I want to propose something that would hopefully open up some doors to researchers, analysts, who may not be able to code at this time, but want to process the blockchain for stats, trends, and other info unavailable through stuff like blockchain.info. I'm not looking for another blockexplorer, I want something that people can query for big data.

Does anyone want to help out with this? I plan to import the blockchain into a MySQL database, storing basic block information (output from getblock), and the same for transactions. Also build up a list of addresses related to a transaction.

I expect this would be an unwieldy amount of data, so input from people would be key to this. Also help in supporting this (a dedicated machine/vps that could manage this would be required.. if people donated to keep it floating that would be great.

I have made a start on coding some things would make importing the blockchain a lot quicker - A function to decode a raw transaction instead of asking bitcoind has drastically sped up my parsing times. I need to add some more rules so it recognizes unusual transactions.. it isn't incredibly flexible yet but it recognizes pay-to-pubkey-hash and pay-to-scripthash outputs. I'm tempted to write something that would just parse the blkxxxxx.dat files..

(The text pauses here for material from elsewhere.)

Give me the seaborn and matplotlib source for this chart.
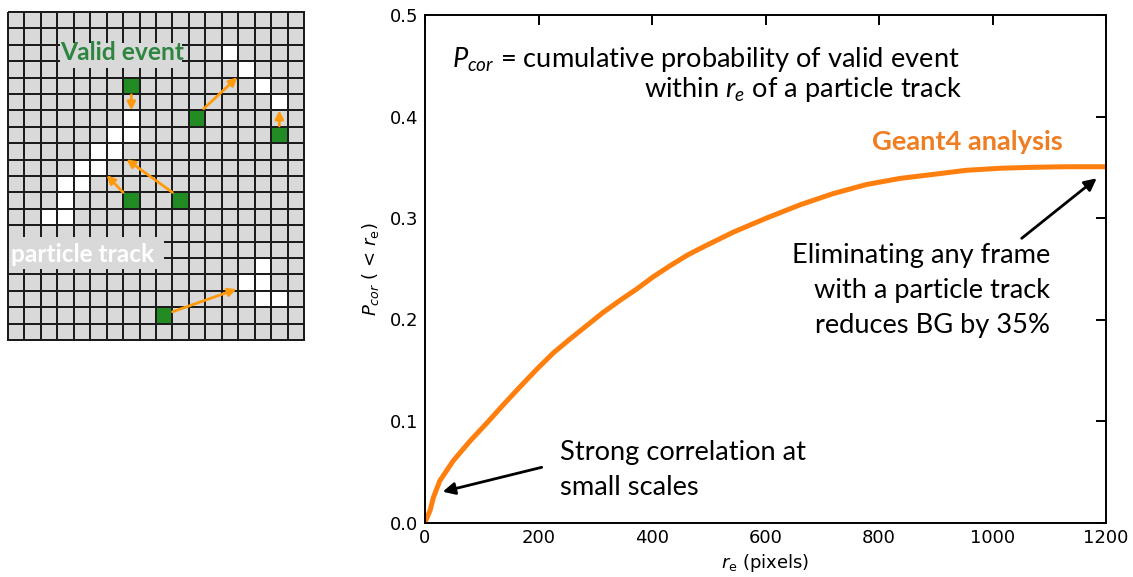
import matplotlib
matplotlib.use("Agg")
import matplotlib.pyplot as plt
import seaborn as sns
import numpy as np
import pandas as pd
from matplotlib.colors import ListedColormap
from matplotlib.patches import Rectangle

# ---------------- data ----------------
r_e = [0, 3, 9, 15, 26, 50, 79, 109, 138, 168, 197, 226, 256, 285, 314, 344,
       373, 402, 432, 461, 485, 543, 602, 661, 719, 778, 837, 896, 954, 1013,
       1072, 1131, 1200]
p_cor = [0.0, 0.004, 0.012, 0.025, 0.041, 0.061, 0.080, 0.098, 0.116, 0.134,
         0.151, 0.167, 0.181, 0.194, 0.207, 0.219, 0.230, 0.242, 0.253, 0.263,
         0.270, 0.286, 0.300, 0.313, 0.324, 0.333, 0.339, 0.343, 0.347, 0.349,
         0.350, 0.3505, 0.3505]
x_ticks = [0, 200, 400, 600, 800, 1000, 1200]
y_ticks = [0.0, 0.1, 0.2, 0.3, 0.4, 0.5]

# pixel grid diagram (column, row)
grid_cols, grid_rows = 18, 20
white_cells = [(13, 2), (14, 3), (15, 4), (16, 5), (7, 6), (7, 7), (6, 7),
               (5, 8), (6, 8), (4, 9), (5, 9), (3, 10), (4, 10), (3, 11),
               (2, 12), (3, 12), (15, 15), (14, 16), (15, 16), (15, 17), (16, 17)]
green_cells = [(7, 4), (16, 7), (11, 6), (7, 11), (10, 11), (9, 18)]
# arrows: (tail_x, tail_y, head_x, head_y) in cell units
grid_arrows = [(7.5, 5.05, 7.5, 6.0), (16.5, 6.95, 16.5, 6.0),
               (11.9, 5.9, 13.95, 3.98), (10.0, 11.0, 7.2, 8.98),
               (7.0, 11.0, 6.0, 9.95), (10.0, 18.28, 13.9, 16.9)]

# ---------------- style ----------------
sns.set_style("white")
plt.rcParams['font.family'] = ['DejaVu Sans']
plt.rcParams['text.color'] = 'black'
plt.rcParams['axes.labelcolor'] = 'black'
plt.rcParams['mathtext.fontset'] = 'custom'
plt.rcParams['mathtext.rm'] = 'Lato'
plt.rcParams['mathtext.it'] = 'Lato:italic'
plt.rcParams['mathtext.bf'] = 'Lato:bold'

W, H = 1133, 577
fig = plt.figure(figsize=(W / 100, H / 100), dpi=100)


def fp(x, y):
    return (x / W, 1 - y / H)


# ---------------- left: pixel grid ----------------
mat = np.zeros((grid_rows, grid_cols))
for c, r in white_cells:
    mat[r, c] = 1
for c, r in green_cells:
    mat[r, c] = 2
axg = fig.add_axes([8 / W, 1 - 340 / H, 296 / W, 328 / H])
sns.heatmap(mat, ax=axg, cmap=ListedColormap(['#d9d9d9', '#ffffff', '#238b23']),
            vmin=-0.5, vmax=2.5, cbar=False, linewidths=1.1, linecolor='#1c1c1c',
            xticklabels=False, yticklabels=False)
axg.collections[0].set_clip_on(False)

axg.add_patch(Rectangle((3.15, 1.9), 7.45, 1.5, facecolor='#d9d9d9',
                        edgecolor='none', zorder=5))
axg.add_patch(Rectangle((0.05, 13.7), 9.45, 2.0, facecolor='#d9d9d9',
                        edgecolor='none', zorder=5))
axg.text(6.93, 2.93, "Valid event", ha='center', va='baseline', color='#2e8540',
         fontsize=17.7, fontweight='bold', family='Lato', zorder=6)
axg.text(4.55, 15.25, "particle track", ha='center', va='baseline', color='white',
         fontsize=17.6, fontweight='bold', family='Lato', zorder=6)
for tx, ty, hx, hy in grid_arrows:
    axg.annotate("", xy=(hx, hy), xytext=(tx, ty), zorder=7,
                 arrowprops=dict(arrowstyle='-|>', color='#ff9a0a', lw=2,
                                 mutation_scale=12, shrinkA=0, shrinkB=0))

# ---------------- right: curve ----------------
ax = fig.add_axes([425 / W, 1 - 522.5 / H, 681 / W, 507.5 / H])
df = pd.DataFrame({"r_e": r_e, "p_cor": p_cor})
sns.lineplot(data=df, x="r_e", y="p_cor", ax=ax, color='#ff7f0e', linewidth=3.6)
ax.set_xlim(0, 1200)
ax.set_ylim(0, 0.5)
ax.set_xticks(x_ticks)
ax.set_yticks(y_ticks)
ax.set_yticklabels([f"{v:.1f}" for v in y_ticks])
ax.tick_params(direction='in', top=True, right=True, length=7, width=1.4,
               labelsize=13, pad=5, colors='black')
for s in ax.spines.values():
    s.set_linewidth(1.4)
    s.set_color('black')
ax.set_xlabel("$r_\\mathrm{e}$ (pixels)", fontsize=13, labelpad=3,
              math_fontfamily='dejavusans')
ax.set_ylabel("$P_{cor}$ ( < $r_\\mathrm{e}$)", fontsize=13, labelpad=6,
              math_fontfamily='dejavusans')

fs = 19.6
fig.text(*fp(452, 67), "$P_{cor}$ = cumulative probability of valid event",
         ha='left', va='baseline', fontsize=fs, family='Lato')
fig.text(*fp(962, 97), "within $r_e$ of a particle track",
         ha='right', va='baseline', fontsize=fs, family='Lato')
fig.text(*fp(1063, 150), "Geant4 analysis", ha='right', va='baseline',
         fontsize=fs, family='Lato', fontweight='bold', color='#ef7d22')
for i, line in enumerate(["Eliminating any frame", "with a particle track",
                          "reduces BG by 35%"]):
    fig.text(*fp(1050, 263 + 35 * i), line, ha='right', va='baseline',
             fontsize=fs, family='Lato')
for i, line in enumerate(["Strong correlation at", "small scales"]):
    fig.text(*fp(560, 460 + 35 * i), line, ha='left', va='baseline',
             fontsize=fs, family='Lato')

ax.annotate("", xy=(442.7, H - 491.7), xytext=(541.7, H - 467.3),
            xycoords='figure pixels', textcoords='figure pixels',
            arrowprops=dict(arrowstyle='-|>', color='black', lw=2,
                            mutation_scale=18, shrinkA=0, shrinkB=0))
ax.annotate("", xy=(1096.7, H - 178.3), xytext=(1021.7, H - 238.3),
            xycoords='figure pixels', textcoords='figure pixels',
            arrowprops=dict(arrowstyle='-|>', color='black', lw=2,
                            mutation_scale=18, shrinkA=0, shrinkB=0))

fig.savefig("out.png", dpi=100)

I think having a public querying engine to ask things like 'how many P2SH addresses are being used today, or how has this changed over time?'. Or a visual thing showing how transaction consensus has changed over time. Or other creative questions that I wouldn't think to ask. I know there are a few blockchain forensics/analytics companies popping up.. a community lead project focused on gleaning insight from the block chain would be great though.

Thoughts?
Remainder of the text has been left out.